Chicago is Ricarda Pedraza's home. It is where she has raised her two children, but the 40-year-old mother of two has yet to become an American citizen.
For the past 11 years, Pedraza has been protected under the DACA program.
"DACA gave me an opportunity to be free, to go to school to go get a job and not worry about those questions, like when I'm I going to get a green card," Pedraza said.
The program provided young immigrants lacking permanent legal status who entered the country before the age of 16, known as "Dreamers," to go to school and work without the threat of deportation.
"DACA is life-changing, and it is a lifeline, and I think the biggest fear is it will go away," said Erendira Rendon, a DACA recipient who is with the Resurrection Project.
RELATED: New Illinois bill aims to pave path for DACA recipients to become police officers
Rendon has made a career out of trying to save the program. As someone who came to the U.S. at 4 years old, the University of Illinois graduate works for the Resurrection Project.
Rendon and the thousands of other recipients in the U.S. have lived through the Trump administration rescinding DACA, then a fight to keep it through the courts.
"The back and forth is frustrating, the back and forth makes it unpredictable, but you know folks like me have to continue," Rendon said.
But continuing with fear of the program ending and being deported is not how Pedraza wants to live.
"My son and my daughter belong here, so how do you split yourself? It's a mixture of emotions," Pedraza said.
Illinois lawmaker Delia Ramirez, D-Chicago, is the first member of Congress with a "Dreamer" spouse.

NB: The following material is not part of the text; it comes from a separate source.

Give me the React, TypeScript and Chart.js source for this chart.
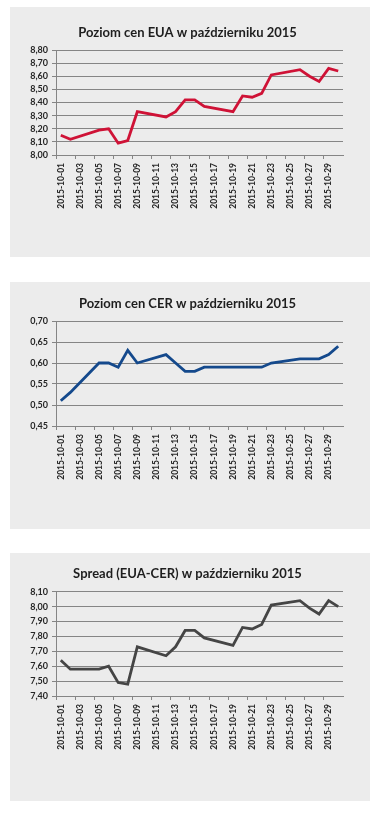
import React, { useEffect, useRef } from 'react';
import { Chart, registerables } from 'chart.js';
Chart.register(...registerables);

const FONT = 'Lato, "Open Sans", sans-serif';

// Calendar categories on the date axis (1–30 October 2015)
const calendarDays: string[] = [];
for (let d = 1; d <= 30; d++) calendarDays.push(`2015-10-${String(d).padStart(2, '0')}`);

// Trading days with quotations
const tradingDays = [
  '2015-10-01', '2015-10-02', '2015-10-05', '2015-10-06', '2015-10-07', '2015-10-08',
  '2015-10-09', '2015-10-12', '2015-10-13', '2015-10-14', '2015-10-15', '2015-10-16',
  '2015-10-19', '2015-10-20', '2015-10-21', '2015-10-22', '2015-10-23', '2015-10-26',
  '2015-10-27', '2015-10-28', '2015-10-29', '2015-10-30',
];

const euaPrices = [
  8.15, 8.12, 8.19, 8.2, 8.09, 8.11, 8.33, 8.29, 8.33, 8.42, 8.42, 8.37,
  8.33, 8.45, 8.44, 8.47, 8.61, 8.65, 8.6, 8.56, 8.66, 8.64,
];
const cerPrices = [
  0.51, 0.53, 0.6, 0.6, 0.59, 0.63, 0.6, 0.62, 0.6, 0.58, 0.58, 0.59,
  0.59, 0.59, 0.59, 0.59, 0.6, 0.61, 0.61, 0.61, 0.62, 0.64,
];
const spreadValues = [
  7.64, 7.58, 7.58, 7.6, 7.49, 7.48, 7.73, 7.67, 7.73, 7.84, 7.84, 7.79,
  7.74, 7.86, 7.85, 7.88, 8.01, 8.04, 7.99, 7.95, 8.04, 8.0,
];

const titles = [
  'Poziom cen EUA w październiku 2015',
  'Poziom cen CER w październiku 2015',
  'Spread (EUA-CER) w październiku 2015',
];

type Cfg = {
  title: string;
  values: number[];
  color: string;
  min: number;
  max: number;
  step: number;
  top: number;
  height: number;
  titleY: number;
  plotTop: number;
  plotBottom: number;
};

function PanelChart(p: Cfg) {
  const ref = useRef<HTMLCanvasElement>(null);
  useEffect(() => {
    if (!ref.current) return;
    const data = calendarDays.map((d) => {
      const i = tradingDays.indexOf(d);
      return i >= 0 ? p.values[i] : null;
    });
    const tTop = p.titleY - 7.8;
    const tBottom = p.plotTop - tTop - 15.6;
    const gridColor = '#858585';
    const chart = new Chart(ref.current, {
      type: 'line',
      data: {
        labels: calendarDays,
        datasets: [
          {
            data,
            borderColor: p.color,
            borderWidth: 2.8,
            pointRadius: 0,
            tension: 0,
            spanGaps: true,
            fill: false,
          },
        ],
      },
      options: {
        responsive: false,
        animation: false,
        layout: { padding: { left: 0, right: 5, top: 0, bottom: 0 } },
        plugins: {
          legend: { display: false },
          tooltip: { enabled: false },
          title: {
            display: true,
            text: p.title,
            color: '#1e1e1e',
            font: { family: FONT, size: 13, weight: 'bold', lineHeight: 1.2 },
            padding: { top: tTop, bottom: tBottom },
          },
        },
        scales: {
          x: {
            offset: true,
            grid: {
              offset: true,
              drawOnChartArea: false,
              drawTicks: true,
              tickLength: 4,
              color: (ctx: any) => (ctx.index % 2 === 0 ? gridColor : 'rgba(0,0,0,0)'),
            },
            border: { color: gridColor, width: 1 },
            ticks: {
              autoSkip: false,
              maxRotation: 90,
              minRotation: 90,
              padding: 4,
              color: '#262626',
              font: { family: FONT, size: 8.5, weight: 'bold' },
              callback: (_v: any, i: number) => (i % 2 === 0 ? calendarDays[i] : ''),
            },
            afterFit: (s: any) => {
              s.height = p.height - p.plotBottom;
            },
          },
          y: {
            min: p.min,
            max: p.max,
            grid: { color: gridColor, tickLength: 4, lineWidth: 1 },
            border: { color: gridColor, width: 1 },
            ticks: {
              stepSize: p.step,
              autoSkip: false,
              padding: 4,
              color: '#262626',
              font: { family: FONT, size: 9, weight: 'bold' },
              callback: (v: any) => Number(v).toFixed(2).replace('.', ','),
            },
            afterFit: (s: any) => {
              s.width = 46;
            },
          },
          spacer: {
            type: 'linear',
            position: 'right',
            display: true,
            grid: { display: false, drawTicks: false },
            border: { display: false },
            ticks: { display: false },
            afterFit: (s: any) => {
              s.width = 22;
            },
          },
        },
      },
    });
    return () => chart.destroy();
  }, []);
  return (
    <div
      style={{
        position: 'absolute',
        left: 10,
        top: p.top,
        width: 360,
        height: p.height,
        background: '#ececec',
      }}
    >
      <canvas ref={ref} width={360} height={p.height} style={{ display: 'block' }} />
    </div>
  );
}

export default function App() {
  return (
    <div style={{ position: 'absolute', left: 0, top: 0, width: 380, height: 819, background: '#fff' }}>
      <PanelChart
        title={titles[0]}
        values={euaPrices}
        color="#cf1236"
        min={8.0}
        max={8.8}
        step={0.1}
        top={7}
        height={250}
        titleY={26}
        plotTop={43}
        plotBottom={148}
      />
      <PanelChart
        title={titles[1]}
        values={cerPrices}
        color="#14498c"
        min={0.45}
        max={0.7}
        step={0.05}
        top={282}
        height={247}
        titleY={22}
        plotTop={39}
        plotBottom={144}
      />
      <PanelChart
        title={titles[2]}
        values={spreadValues}
        color="#454545"
        min={7.4}
        max={8.1}
        step={0.1}
        top={553}
        height={248}
        titleY={21}
        plotTop={38.7}
        plotBottom={143}
      />
    </div>
  );
}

Boris Hernandez came to the U.S. as a child from Guatemala.
Ramirez is hopeful DACA now has enough bipartisan support to become permanent soon.
She said $6.2 billion in federal taxes have been paid, and there is still no pathway.
"It's time to do it now," Ramirez said.
In a renewed call to pass a bill as soon as possible, President Joe Biden is hosting a film screening for DACA recipients and lawmakers highlighting the contributions dreamers have made in the U.S. Thursday night.